Opscode, a cloud infrastructure automation company, announced today that it has closed an $11 million Series B round of funding. The round was led by Battery Ventures and brings the total raised for the company to $13.5 million.
Proceeds from the new funds will be used to expand the company’s engineering staff, research initiatives, and sales and marketing efforts.
“We are witnessing a once-in-a-generation opportunity to make world-class IT infrastructure available to the masses,” says Sunil Dhaliwal, a general partner at Battery Ventures and now a member of Opscode’s Board of Directors. “The future belongs to those that can deliver simple, scalable automation to any IT user, regardless of their size or sophistication.”
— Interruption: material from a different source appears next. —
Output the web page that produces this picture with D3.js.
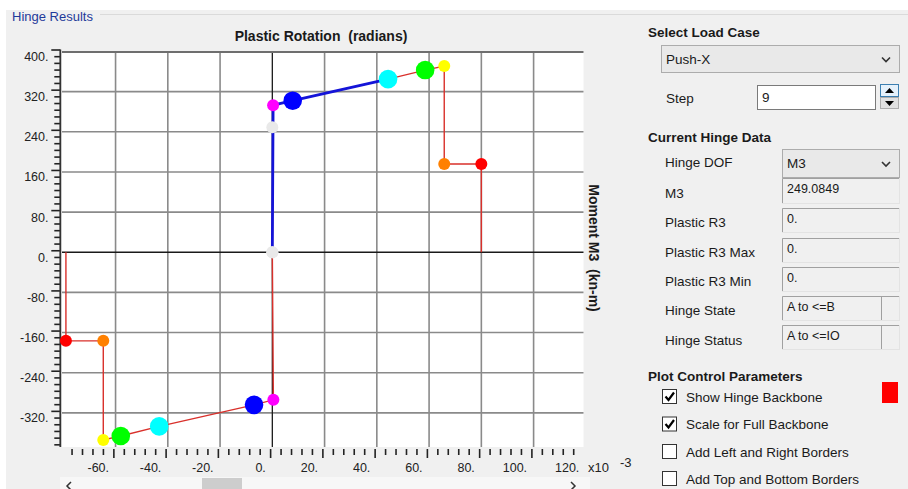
<!DOCTYPE html>
<html>
<head>
<meta charset="utf-8">
<script src="https://cdn.jsdelivr.net/npm/d3@7"></script>
<style>
  body { margin: 0; background: #f0f0f0; }
  svg { display: block; font-family: "Liberation Sans", Arial, sans-serif; }
  text { white-space: pre; }
</style>
</head>
<body>
<svg id="chart" width="908" height="489"></svg>
<script>
// ---------------- data ----------------
const xTickValues = [-60, -40, -20, 0, 20, 40, 60, 80, 100, 120];
const yTickValues = [400, 320, 240, 160, 80, 0, -80, -160, -240, -320];
// Backbone, positive side (rotation x10^-3 rad, moment kN-m)
const posRotation = [0, 0.3, 7.8, 44.3, 58.5, 65.8, 65.8, 80.0, 80.0];
const posMoment   = [0, 293, 302, 345, 363, 371, 176, 176, 0];
// Backbone, negative side
const negRotation = [0, 0.4, -7.0, -43.3, -58.0, -64.7, -64.7, -79.0, -79.0];
const negMoment   = [0, -294, -304, -347, -366, -374, -176.5, -176.5, 0];
// Marker colours and sizes for backbone points (origin, IO.. etc)
const pointColors = ["#e9e9e9", "#ff00ff", "#0000ff", "#00ffff", "#00ff00", "#ffff00", "#ff8000", "#ff0000"];
const pointBig    = [false, false, true, true, true, false, false, false];
// Current state
const currentRotation = 0;
const currentMoment = 249.0849;
const pathCount = 4; // points of positive backbone travelled (blue path)

// ---------------- chart ----------------
const svg = d3.select("#chart");

// background pieces
svg.append("rect").attr("x", 0).attr("y", 0).attr("width", 908).attr("height", 489).attr("fill", "#f0f0f0");
svg.append("rect").attr("x", 0).attr("y", 0).attr("width", 908).attr("height", 10).attr("fill", "#ffffff");
svg.append("rect").attr("x", 0).attr("y", 0).attr("width", 6).attr("height", 489).attr("fill", "#ffffff");
svg.append("line").attr("x1", 100).attr("x2", 908).attr("y1", 14.5).attr("y2", 14.5).attr("stroke", "#dadada");
svg.append("text").attr("x", 12).attr("y", 21).attr("font-size", 13).attr("fill", "#1f3a9a").text("Hinge Results");

const x = d3.scaleLinear().domain([-80.5, 119.1]).range([62, 583.5]);
const y = d3.scaleLinear().domain([-388, 400]).range([447, 51.5]);
// the tick frame is drawn slightly offset from the grid in the original
const xt = d3.scaleLinear().domain(x.domain()).range(x.range().map(v => v - 2.2));
const yt = d3.scaleLinear().domain(y.domain()).range(y.range().map(v => v - 2));

// plot background
svg.append("rect").attr("x", x(-80.5)).attr("y", y(400)).attr("width", x(119.1) - x(-80.5))
   .attr("height", y(-388) - y(400)).attr("fill", "#ffffff");

// grid
const gridX = xTickValues.filter(v => v !== 0 && v < 119);
const gridY = yTickValues.filter(v => v !== 0 && v < 400);
svg.append("g").selectAll("line").data(gridX).join("line")
  .attr("x1", d => x(d)).attr("x2", d => x(d)).attr("y1", y(400)).attr("y2", y(-388))
  .attr("stroke", "#8a8a8a").attr("stroke-width", 1.6);
svg.append("g").selectAll("line").data(gridY).join("line")
  .attr("x1", x(-80.5)).attr("x2", x(119.1)).attr("y1", d => y(d)).attr("y2", d => y(d))
  .attr("stroke", "#8a8a8a").attr("stroke-width", 1.6);
// zero lines
svg.append("line").attr("x1", x(0)).attr("x2", x(0)).attr("y1", y(400)).attr("y2", y(-388))
  .attr("stroke", "#1a1a1a").attr("stroke-width", 1.3);
svg.append("line").attr("x1", x(-80.5)).attr("x2", x(119.1)).attr("y1", y(0)).attr("y2", y(0))
  .attr("stroke", "#1a1a1a").attr("stroke-width", 1.3);
// top border
svg.append("line").attr("x1", x(-80.5)).attr("x2", x(119.1)).attr("y1", y(400) + 0.5).attr("y2", y(400) + 0.5)
  .attr("stroke", "#6e6e6e").attr("stroke-width", 2.2);

// y axis (left)
const yMinor = d3.range(0, 60).map(i => 400 - i * 80 / 6).filter(v => v > -388 && Math.abs(v / 80 - Math.round(v / 80)) > 1e-6);
const yAxisMajor = d3.axisLeft(yt).tickValues(yTickValues).tickSize(9).tickFormat("");
const yAxisMinor = d3.axisLeft(yt).tickValues(yMinor).tickSize(6).tickFormat("");
const gyM = svg.append("g").attr("transform", `translate(${xt(-80.5) + 0.5},0)`).call(yAxisMajor);
const gym = svg.append("g").attr("transform", `translate(${xt(-80.5) + 0.5},0)`).call(yAxisMinor);
[gyM, gym].forEach(g => {
  g.selectAll(".domain").remove();
  g.selectAll("line").attr("stroke", "#222").attr("stroke-width", 1.6);
});
svg.append("line").attr("x1", xt(-80.5) + 0.5).attr("x2", xt(-80.5) + 0.5).attr("y1", yt(400)).attr("y2", y(-388))
  .attr("stroke", "#333").attr("stroke-width", 1.8);
svg.append("g").selectAll("text").data(yTickValues).join("text")
  .attr("x", 48.5).attr("y", d => yt(d) + 11.5).attr("text-anchor", "end")
  .attr("font-size", 12.5).attr("fill", "#222").text(d => d + ".");

// x axis (bottom)
const xMinor = d3.range(-76, 119, 4).filter(v => v % 20 !== 0);
const xMajorTicks = xTickValues.filter(v => v < 119);
const xAxisMajor = d3.axisBottom(xt).tickValues(xMajorTicks).tickSize(9).tickFormat("");
const xAxisMinor = d3.axisBottom(xt).tickValues(xMinor).tickSize(6).tickFormat("");
const gxM = svg.append("g").attr("transform", `translate(0,${y(-388) + 2})`).call(xAxisMajor);
const gxm = svg.append("g").attr("transform", `translate(0,${y(-388) + 2})`).call(xAxisMinor);
[gxM, gxm].forEach(g => {
  g.selectAll(".domain").remove();
  g.selectAll("line").attr("stroke", "#222").attr("stroke-width", 1.6);
});
svg.append("g").selectAll("text").data(xTickValues).join("text")
  .attr("x", d => x(d) - 6.5).attr("y", 472).attr("text-anchor", "end")
  .attr("font-size", 12.5).attr("fill", "#222").text(d => d + ".");
svg.append("text").attr("x", 588).attr("y", 472).attr("font-size", 13).attr("fill", "#222").text("x10");
svg.append("text").attr("x", 620).attr("y", 467).attr("font-size", 13).attr("fill", "#222").text("-3");

// titles
svg.append("text").attr("x", 321).attr("y", 41).attr("text-anchor", "middle")
  .attr("font-size", 14).attr("font-weight", "bold").attr("fill", "#1a1a1a").text("Plastic Rotation  (radians)");
svg.append("text").attr("transform", "translate(594,248) rotate(90)").attr("text-anchor", "middle")
  .attr("dy", "0.35em").attr("font-size", 14).attr("font-weight", "bold").attr("fill", "#1a1a1a")
  .text("Moment M3  (kn-m)");

// backbone lines
const line = d3.line().x(d => x(d[0])).y(d => y(d[1]));
const posPts = posRotation.map((r, i) => [r, posMoment[i]]);
const negPts = negRotation.map((r, i) => [r, negMoment[i]]);
svg.append("path").attr("d", line(posPts)).attr("fill", "none").attr("stroke", "#d9302b").attr("stroke-width", 1.4);
svg.append("path").attr("d", line(negPts)).attr("fill", "none").attr("stroke", "#d9302b").attr("stroke-width", 1.4);
// travelled path (blue)
svg.append("path").attr("d", line(posPts.slice(0, pathCount))).attr("fill", "none")
  .attr("stroke", "#1414d8").attr("stroke-width", 2.8);

// markers
function drawPoints(pts) {
  svg.append("g").selectAll("circle").data(pts.slice(0, pointColors.length)).join("circle")
    .attr("cx", d => x(d[0])).attr("cy", d => y(d[1]))
    .attr("r", (d, i) => pointBig[i] ? 9.3 : 6)
    .attr("fill", (d, i) => pointColors[i]);
}
drawPoints(posPts);
drawPoints(negPts);
svg.append("circle").attr("cx", x(currentRotation)).attr("cy", y(currentMoment)).attr("r", 6).attr("fill", "#e9e9e9");

// scrollbar
svg.append("rect").attr("x", 60).attr("y", 477).attr("width", 530).attr("height", 12).attr("fill", "#f7f7f7");
svg.append("rect").attr("x", 202).attr("y", 478).attr("width", 40).attr("height", 11).attr("fill", "#cdcdcd");
svg.append("path").attr("d", "M71,482 L67,486 L71,490").attr("fill", "none").attr("stroke", "#333").attr("stroke-width", 1.5);
svg.append("path").attr("d", "M571,482 L575,486 L571,490").attr("fill", "none").attr("stroke", "#333").attr("stroke-width", 1.5);

// ---------------- right panel ----------------
const panel = svg.append("g");
function heading(t, xx, yy) {
  panel.append("text").attr("x", xx).attr("y", yy).attr("font-size", 13.5).attr("font-weight", "bold")
    .attr("fill", "#1a1a1a").text(t);
}
function label(t, xx, yy) {
  panel.append("text").attr("x", xx).attr("y", yy).attr("font-size", 13.5).attr("fill", "#1a1a1a").text(t);
}
function chevron(cx, cy) {
  panel.append("path").attr("d", `M${cx - 4},${cy - 2} L${cx},${cy + 2} L${cx + 4},${cy - 2}`)
    .attr("fill", "none").attr("stroke", "#333").attr("stroke-width", 1.6);
}
function dropdown(x0, y0, x1, y1, t) {
  panel.append("rect").attr("x", x0 + 0.5).attr("y", y0 + 0.5).attr("width", x1 - x0).attr("height", y1 - y0)
    .attr("fill", "#e9e9e9").attr("stroke", "#acacac");
  label(t, x0 + 5, (y0 + y1) / 2 + 5);
  chevron(x1 - 13, (y0 + y1) / 2 + 1);
}
function readBox(y0, y1, t, divider) {
  const x0 = 782, x1 = 899;
  panel.append("rect").attr("x", x0 + 0.5).attr("y", y0 + 0.5).attr("width", x1 - x0).attr("height", y1 - y0)
    .attr("fill", "#f0f0f0").attr("stroke", "#e3e3e3");
  panel.append("path").attr("d", `M${x0 + 0.5},${y1} L${x0 + 0.5},${y0 + 0.5} L${x1},${y0 + 0.5}`)
    .attr("fill", "none").attr("stroke", "#a0a0a0");
  if (divider) {
    panel.append("line").attr("x1", 881.5).attr("x2", 881.5).attr("y1", y0).attr("y2", y1).attr("stroke", "#a0a0a0");
  }
  panel.append("text").attr("x", 787).attr("y", y0 + 15).attr("font-size", 12.5).attr("fill", "#1a1a1a").text(t);
}
function checkbox(y0, checked, t) {
  panel.append("rect").attr("x", 662.5).attr("y", y0 + 0.5).attr("width", 14).attr("height", 14)
    .attr("fill", "#ffffff").attr("stroke", "#333").attr("stroke-width", 1);
  if (checked) {
    panel.append("path").attr("d", `M665.5,${y0 + 7.5} L668.5,${y0 + 11} L674,${y0 + 3.5}`)
      .attr("fill", "none").attr("stroke", "#000").attr("stroke-width", 2.2);
  }
  label(t, 686, y0 + 12.5);
}

heading("Select Load Case", 648, 37);
dropdown(661, 45, 899, 72, "Push-X");
label("Step", 666, 103);
panel.append("rect").attr("x", 757.5).attr("y", 85.5).attr("width", 118).attr("height", 24)
  .attr("fill", "#ffffff").attr("stroke", "#7a7a7a");
label("9", 762, 102);
// spin buttons
panel.append("rect").attr("x", 880.5).attr("y", 84.5).attr("width", 18).attr("height", 12)
  .attr("fill", "#e5f1fb").attr("stroke", "#3c7fb1");
panel.append("path").attr("d", "M885,93 L894,93 L889.5,88 Z").attr("fill", "#000");
panel.append("rect").attr("x", 880.5).attr("y", 97.5).attr("width", 18).attr("height", 11)
  .attr("fill", "#e1e1e1").attr("stroke", "#adadad");
panel.append("path").attr("d", "M885,101 L894,101 L889.5,106 Z").attr("fill", "#000");

heading("Current Hinge Data", 648, 142);
label("Hinge DOF", 665, 167);
dropdown(782, 149, 899, 177, "M3");
label("M3", 665, 198);
readBox(178, 203, "249.0849", false);
label("Plastic R3", 665, 227);
readBox(208, 232, "0.", false);
label("Plastic R3 Max", 665, 257);
readBox(238, 262, "0.", false);
label("Plastic R3 Min", 665, 286);
readBox(267, 291, "0.", false);
label("Hinge State", 665, 315);
readBox(296, 320, "A to <=B", true);
label("Hinge Status", 665, 345);
readBox(325, 349, "A to <=IO", true);

heading("Plot Control Parameters", 648, 381);
checkbox(389, true, "Show Hinge Backbone");
checkbox(416.5, true, "Scale for Full Backbone");
checkbox(444, false, "Add Left and Right Borders");
checkbox(471, false, "Add Top and Bottom Borders");
panel.append("rect").attr("x", 882).attr("y", 382).attr("width", 16).attr("height", 21).attr("fill", "#ff0000");
</script>
</body>
</html>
Opscode is the maker of Chef, an open source systems integration framework for managing and scaling infrastructure. Chef allows developers to manage large-scale server and application deployment by writing code, rather than by running commands by hand. Chef helps automate some of the manual tasks that have historically been required to fix server issues.
Opscode also announced today a limited beta release of Opscode Platform, a hosted configuration management service. The Opscode Platform is a centrally managed data store into which servers publish data such as IP addresses, loaded kernel modules, and OS versions.
According to Opscode, Chef and the Opscode Platform allow developers and systems engineers to fully automate their infrastructures with re-usable code – without having to build or maintain systems management tools.
Opscode was founded in 2008 and is based in Seattle, Washington. Since its launch, over 150 individuals and 25 companies, including Rackspace and RightScale have contributed to the open source project.